▸ Prompt:
Extract everything from the first line through the line with "const keyValues = [0.25, 0.1875, 0.16, 0.14];", both ends included, except for any pictures.
-- BEGIN --
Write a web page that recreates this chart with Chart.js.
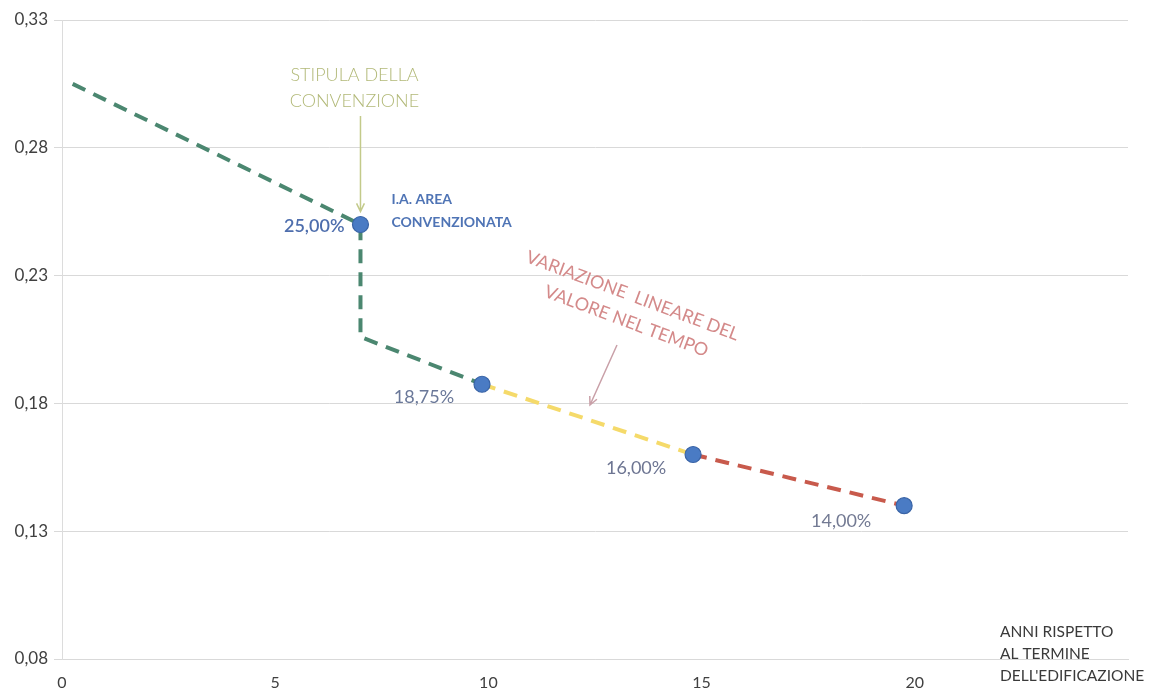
<!DOCTYPE html>
<html>
<head>
<meta charset="utf-8">
<script src="https://cdn.jsdelivr.net/npm/chart.js@4.4.1/dist/chart.umd.min.js"></script>
<style>
  html, body { margin: 0; padding: 0; background: #ffffff; }
  #wrap { width: 1152px; height: 688px; position: relative; }
</style>
</head>
<body>
<div id="wrap"><canvas id="c"></canvas></div>
<script>
// Asse X: anni rispetto al termine dell'edificazione
const xTicks = [0, 5, 10, 15, 20, 25];
// Asse Y: indice di fabbricabilità
const yTicks = [0.08, 0.13, 0.18, 0.23, 0.28, 0.33];

// Punti notevoli con etichetta percentuale
const keyYears = [7, 9.85, 14.8, 19.75];
const keyValues = [0.25, 0.1875, 0.16, 0.14];

// Tratto verde: prima della stipula e salto alla convenzione
const greenYears = [0.25, 7, 7, 9.85];
const greenValues = [0.305, 0.25, 0.206, 0.1875];
// Tratto giallo
const yellowYears = [9.85, 14.8];
const yellowValues = [0.1875, 0.16];
// Tratto rosso
const redYears = [14.8, 19.75];
const redValues = [0.16, 0.14];

const FONT = "Lato, 'Open Sans', 'DejaVu Sans', sans-serif";

const toXY = (xs, ys) => xs.map((x, i) => ({ x: x, y: ys[i] }));
const fmtPct = v => (v * 100).toFixed(2).replace('.', ',') + '%';
const fmtNum = v => v.toFixed(2).replace('.', ',');

function dashed(xs, ys, color) {
  return {
    data: toXY(xs, ys),
    showLine: true,
    borderColor: color,
    borderWidth: 4,
    borderDash: [14, 9],
    pointRadius: 0,
    fill: false,
    order: 2
  };
}

// Etichette dei valori accanto ai punti
const valueLabels = {
  id: 'valueLabels',
  afterDatasetsDraw(chart) {
    const ctx = chart.ctx;
    const meta = chart.getDatasetMeta(3);
    const styles = [
      { dx: -16, dy: 2, align: 'right', weight: '600', color: '#4e6ead' },
      { dx: -58, dy: 13, align: 'center', weight: '400', color: '#6a7899' },
      { dx: -57, dy: 14, align: 'center', weight: '400', color: '#6d7592' },
      { dx: -63, dy: 16, align: 'center', weight: '400', color: '#737a93' }
    ];
    ctx.save();
    ctx.textBaseline = 'middle';
    meta.data.forEach((pt, i) => {
      const s = styles[i];
      ctx.font = s.weight + ' 18px ' + FONT;
      ctx.fillStyle = s.color;
      ctx.textAlign = s.align;
      ctx.fillText(fmtPct(keyValues[i]), pt.x + s.dx, pt.y + s.dy);
    });
    ctx.restore();
  }
};

function arrow(ctx, x1, y1, x2, y2, color) {
  const a = Math.atan2(y2 - y1, x2 - x1);
  ctx.save();
  ctx.strokeStyle = color;
  ctx.lineWidth = 1.5;
  ctx.beginPath();
  ctx.moveTo(x1, y1);
  ctx.lineTo(x2, y2);
  ctx.moveTo(x2 - 9 * Math.cos(a - 0.45), y2 - 9 * Math.sin(a - 0.45));
  ctx.lineTo(x2, y2);
  ctx.lineTo(x2 - 9 * Math.cos(a + 0.45), y2 - 9 * Math.sin(a + 0.45));
  ctx.stroke();
  ctx.restore();
}

// Note descrittive, frecce e titolo dell'asse
const notes = {
  id: 'notes',
  afterDraw(chart) {
    const ctx = chart.ctx;
    const pts = chart.getDatasetMeta(3).data;
    const p0 = pts[0];

    ctx.save();
    ctx.textBaseline = 'middle';

    // Stipula della convenzione
    ctx.font = '300 18px ' + FONT;
    ctx.fillStyle = '#b2b978';
    ctx.textAlign = 'center';
    ctx.fillText('STIPULA DELLA', p0.x - 6, 75);
    ctx.fillText('CONVENZIONE', p0.x - 6, 101);
    arrow(ctx, p0.x, 116, p0.x, p0.y - 13, '#c3ca8a');

    // I.A. area convenzionata
    ctx.font = '700 14px ' + FONT;
    ctx.fillStyle = '#4f74b5';
    ctx.textAlign = 'left';
    ctx.fillText('I.A. AREA', p0.x + 31, 199);
    ctx.fillText('CONVENZIONATA', p0.x + 31, 222);

    // Variazione lineare del valore nel tempo
    ctx.save();
    ctx.translate(628, 308);
    ctx.rotate(20.5 * Math.PI / 180);
    ctx.font = '400 18px ' + FONT;
    ctx.fillStyle = '#d48a8a';
    ctx.textAlign = 'center';
    ctx.fillText('VARIAZIONE  LINEARE DEL', 0, -13);
    ctx.fillText('VALORE NEL TEMPO', 3, 13);
    ctx.restore();
    arrow(ctx, 617, 345, 590, 405, '#c9a0a8');

    // Titolo asse X
    ctx.font = '400 15.5px ' + FONT;
    ctx.fillStyle = '#3a3a3a';
    ctx.textAlign = 'left';
    ctx.fillText('ANNI RISPETTO', 1000, 632);
    ctx.fillText('AL TERMINE', 1000, 654);
    ctx.fillText("DELL'EDIFICAZIONE", 1000, 676);

    ctx.restore();
  }
};

new Chart(document.getElementById('c'), {
  type: 'scatter',
  data: {
    datasets: [
      dashed(greenYears, greenValues, '#4b8770'),
      dashed(yellowYears, yellowValues, '#f5da6a'),
      dashed(redYears, redValues, '#c85a4c'),
      {
        data: toXY(keyYears, keyValues),
        showLine: false,
        pointRadius: 8,
        pointHoverRadius: 8,
        pointBackgroundColor: '#4a7bc4',
        pointBorderColor: '#3a64a6',
        pointBorderWidth: 1.2,
        order: 0
      }
    ]
  },
  options: {
    responsive: true,
    maintainAspectRatio: false,
    animation: false,
    events: [],
    layout: { padding: { top: 20, right: 24, left: 0, bottom: 0 } },
    plugins: {
      legend: { display: false },
      tooltip: { enabled: false }
    },
    scales: {
      x: {
        type: 'linear',
        min: xTicks[0],
        max: xTicks[xTicks.length - 1],
        afterBuildTicks: s => { s.ticks = xTicks.map(v => ({ value: v })); },
        afterFit: s => { s.height = 29; },
        grid: { display: false, drawTicks: false },
        border: { display: true, color: '#d9d9d9', width: 1 },
        ticks: {
          autoSkip: false,
          maxRotation: 0,
          padding: 14,
          color: '#404040',
          font: { family: FONT, size: 16 },
          callback: v => (v === 25 ? '' : String(v))
        }
      },
      y: {
        type: 'linear',
        min: yTicks[0],
        max: yTicks[yTicks.length - 1],
        afterBuildTicks: s => { s.ticks = yTicks.map(v => ({ value: v })); },
        afterFit: s => { s.width = 62; },
        grid: {
          color: '#d9d9d9',
          lineWidth: 1,
          drawTicks: true,
          tickLength: 8,
          tickColor: '#d9d9d9'
        },
        border: { display: true, color: '#dcdcdc', width: 1 },
        ticks: {
          autoSkip: false,
          padding: 6,
          color: '#404040',
          font: { family: FONT, size: 17 },
          callback: v => fmtNum(v)
        }
      }
    }
  },
  plugins: [valueLabels, notes]
});
</script>
</body>
</html>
-- END --
▸ Result for this exercise:
Write a web page that recreates this chart with Chart.js.
<!DOCTYPE html>
<html>
<head>
<meta charset="utf-8">
<script src="https://cdn.jsdelivr.net/npm/chart.js@4.4.1/dist/chart.umd.min.js"></script>
<style>
  html, body { margin: 0; padding: 0; background: #ffffff; }
  #wrap { width: 1152px; height: 688px; position: relative; }
</style>
</head>
<body>
<div id="wrap"><canvas id="c"></canvas></div>
<script>
// Asse X: anni rispetto al termine dell'edificazione
const xTicks = [0, 5, 10, 15, 20, 25];
// Asse Y: indice di fabbricabilità
const yTicks = [0.08, 0.13, 0.18, 0.23, 0.28, 0.33];

// Punti notevoli con etichetta percentuale
const keyYears = [7, 9.85, 14.8, 19.75];
const keyValues = [0.25, 0.1875, 0.16, 0.14];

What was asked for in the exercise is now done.